La época navideña es una época especial. Todos lo notamos, es algo que traspasa el origen religioso de la fiesta habiéndose convertido en parte de nuestro acervo cultural.
Los buenos deseos y las felicitaciones que en otra época sonarían extrañamente forzados o empalagosos, ahora se transforman en una moneda de cambio habitual que derrochamos sin medida y que nos provocan una sonrisa en la cara y un bienestar interior. La iluminación y el ambiente en la calle, las campañas solidarias de recogida de alimentos y juguetes, los días de fiesta o las copiosas comilonas contribuyen a esa predisposición, a sentir que no son días como otros cualesquiera. Nos sentimos mejores personas.
Esa sensación es agradable porque es la sensación más cercana que tenemos los adultos a cómo ven el mundo los niños. Incluso los detractores de la Navidad, que los hay, perciben que la bondad de la gente es más palpable que nunca.
Quizás la explicación esté en que el año se acerca a su fin y tenemos la necesidad de hacer balance de los últimos doce meses, de recapitular y hacer una purga para afrontar el inicio de año como un renacimiento personal. Es muy tentadora esa idea de renacer, de hacer borrón y cuenta nueva, ¿y qué mejor renacimiento existe que congraciarse con la humanidad?

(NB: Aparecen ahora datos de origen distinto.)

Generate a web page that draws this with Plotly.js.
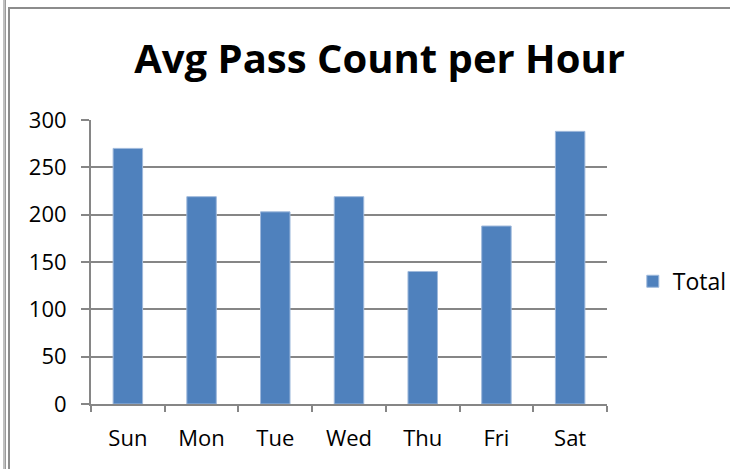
<!DOCTYPE html>
<html>
<head>
<meta charset="utf-8">
<script src="https://cdn.plot.ly/plotly-3.0.1.min.js"></script>
<style>
html,body{margin:0;padding:0;background:#fff;}
#chart{position:absolute;left:0;top:0;width:730px;height:469px;}
.ln{position:absolute;background:#8c8c8c;}
</style>
</head>
<body>
<div id="chart"></div>
<div class="ln" style="left:3px;top:0;width:2px;height:469px;background:#c0c0c0;"></div>
<div class="ln" style="left:5px;top:0;width:1px;height:469px;background:#9a9a9a;"></div>
<div class="ln" style="left:8px;top:7px;width:2px;height:462px;"></div>
<div class="ln" style="left:8px;top:7px;width:722px;height:2px;"></div>
<script>
const days = ["Sun", "Mon", "Tue", "Wed", "Thu", "Fri", "Sat"];
const totals = [270, 219, 203, 219, 140, 188, 288];
const yTicks = [0, 50, 100, 150, 200, 250, 300];

const font = "Open Sans, Noto Sans, sans-serif";
Plotly.newPlot("chart", [{
  type: "bar",
  x: days,
  y: totals,
  name: "Total",
  marker: {color: "#4F81BD", line: {color: "#9fb9dc", width: 1}}
}], {
  width: 730, height: 469,
  margin: {l: 91, r: 123, t: 119.5, b: 65, pad: 0, autoexpand: false},
  paper_bgcolor: "#fff", plot_bgcolor: "#fff",
  bargap: 0.6,
  showlegend: true,
  title: {text: "Avg Pass Count per Hour", font: {family: font, size: 40, color: "#000", weight: "bold"}, x: 0.52, xanchor: "center", y: 0.875, yanchor: "middle"},
  legend: {x: 1.05, xanchor: "left", y: 0.432, yanchor: "middle", font: {family: font, size: 23, color: "#000"}, bgcolor: "rgba(0,0,0,0)", itemwidth: 30},
  xaxis: {
    type: "category", tickson: "boundaries", ticks: "outside", ticklen: 6, tickcolor: "#868686", tickwidth: 2,
    showline: true, linecolor: "#868686", linewidth: 2, showgrid: false,
    ticklabelstandoff: 14, automargin: false,
    tickfont: {family: font, size: 22, color: "#000"}, fixedrange: true
  },
  yaxis: {
    range: [0, 300], tickvals: yTicks, ticktext: yTicks.map(String),
    ticks: "outside", ticklen: 8, tickcolor: "#868686", tickwidth: 2,
    showline: true, linecolor: "#868686", linewidth: 2,
    showgrid: true, gridcolor: "#868686", gridwidth: 2, zeroline: false,
    ticklabelstandoff: 10, automargin: false,
    tickfont: {family: font, size: 22, color: "#000"}, fixedrange: true
  }
}, {displayModeBar: false, staticPlot: true});
</script>
</body>
</html>
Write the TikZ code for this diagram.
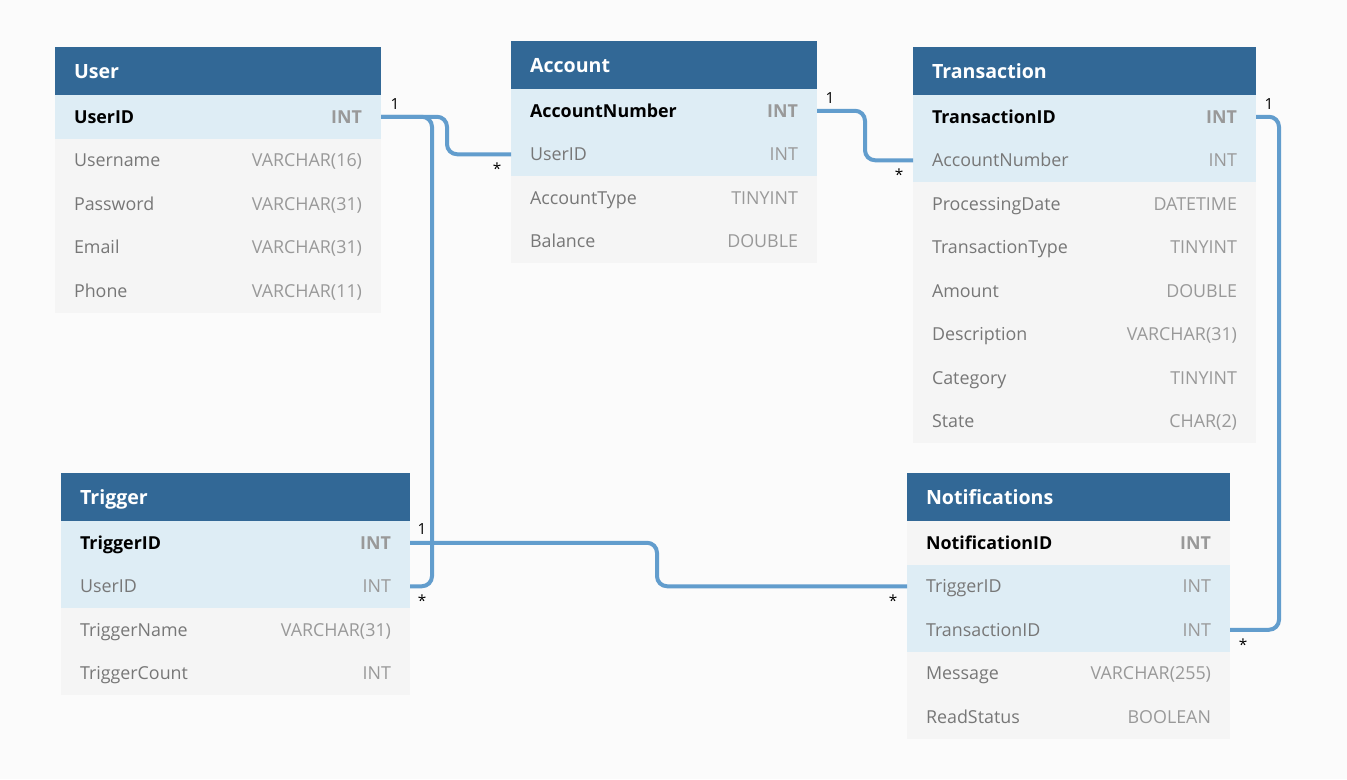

Ahora que se acerca la Navidad he sabido de Gabriel. A Gabriel, un niño de 8 años de edad de Los Ángeles, en California, también le gustaba la Navidad. Es fácil suponerlo, siendo niño no hace falta mucho para tener esa inocencia, ellos no necesitan ese estímulo navideño extra para buscar la bondad en la gente.
Mientras dormía en el armario de su cuarto dentro de una caja atado y amordazado con grilletes en los pies, ya había sentido la sensación navideña un par de ocasiones en su corta vida. Aunque probablemente durante los ocho meses de tortura que sufrió antes de ser encontrado inconsciente con el cráneo fracturado, molido a palos, con dientes arrancados a golpes, quemaduras en la piel, costillas rotas y marcas de perdigonazos en las ingles, no llegó a comprender por qué su padrastro y su madre le hacían eso. Seguramente en su bondad murió sin entender nada y creyendo que él tenía la culpa de algo.
No quiero que se equivoquen, realmente me gusta la Navidad. En Navidad, hablar de buenos sentimientos es reconfortante. Es un motor muy potente en nuestras vidas. Nos sentimos con ganas de disfrutar del aire entrañable que se respira, de reunirnos con los amigos y pasar más tiempo en familia.
Y a pesar de estos buenos deseos, en India, recientemente una pequeña de seis años no recibió tan entrañable calor ni percibió la bondad como la percibimos la mayoría. En cambio fue violada, torturada, penetrada sus partes íntimas con un palo de madera y asesinada por un grupo de hombres.
Deben disculparme porque lo que le sucedió a esta niña o al pequeño Gabriel seguramente es incompatible con la bondad del sentimiento navideño y les puede que les cause cierto malestar, por decirlo con suavidad.
Verán, no estoy hablando de que en el mundo haya sufrimiento, injusticias o pobreza por la que también debamos preocuparnos. Tampoco estoy hablando de que haya gente comete atracos o secuestros para pedir rescates, ni de la violencia por enajenación mental, de la violencia machista, de atropellar a alguien bajo los efectos del alcohol, de ajustes de cuentas por temas de drogas, de vandalismo, de una reyerta con heridos o muertos o de corrupción.
Voy mucho más allá, de lo que estoy hablando es de la maldad pura, sin filtros, tal y como cualquiera es capaz de reconocer, de verdaderas aberraciones que no somos capaces de asimilar.